“For all that has been, Thank you.For all that is to come, Yes!”― Dag Hammarskjöld
There’s a lot of press these days about New Year’s Resolutions. It’s that time of year, right? A time when we let up on the gas pedal a bit and cut ourselves some slack. A time of year when we give ourselves permission for a twelve month “do-over”. Facebook, Twitter, television and print ads…nearly everywhere we turn, we are urged to try again in 2015.
By far the hardest part of resolutions, is choosing ones that are realistic (am I really going to give up sugar?) and will have a long term impact (can I live a healthier lifestyle?). Then comes the big test…sharing those resolutions publicly and without a word, asking for accountability.
For certain I would like to pray more, give more, eat less, be more active, and sleep better. I think we all would like to do those things. But perhaps there is another way to start the new year other than making resolutions that don’t stick. Perhaps it is in adopting a wider change of attitude that we begin to see change happening in ourselves and in turn impacting our world.
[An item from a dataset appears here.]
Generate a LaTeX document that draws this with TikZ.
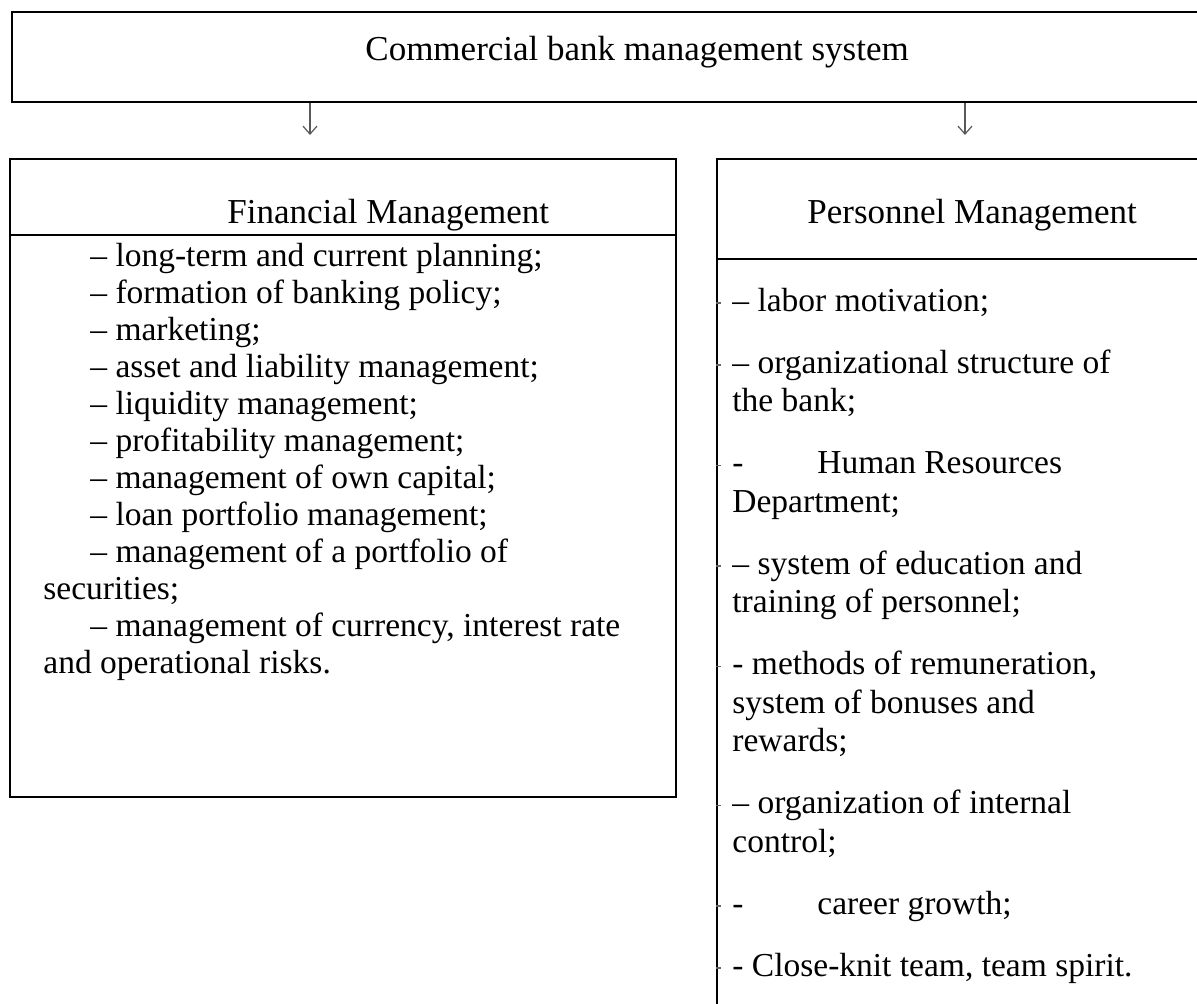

How can making resolutions be “both/and” versus choosing something good over something not so good? How can we make resolutions that are gentle to our soul and spirit and yet are also challenging? How can we make resolutions that stick?
This quote by Dag Hammarskjöld seems to resonate. How can I be thankful for what has taken place in the past (especially in 2014), and at the same time eagerly look forward to the future? Admittedly it has been difficult not to jump on the “Let’s Kick 2014 To the Curb” bandwagon. Something inside just can’t let go of recognizing that there are many gifts embedded in the journey of Glenn’s illness and subsequently his death. Perhaps gratefulness for the past and welcoming the future is key.
So here’s to being thankful for 2014 and living in hope and wonder for 2015.
Thank you to all who continue to pray and those who continue to help and care for me. I am so grateful for your presence in my life…let us remember to pray for others who are struggling.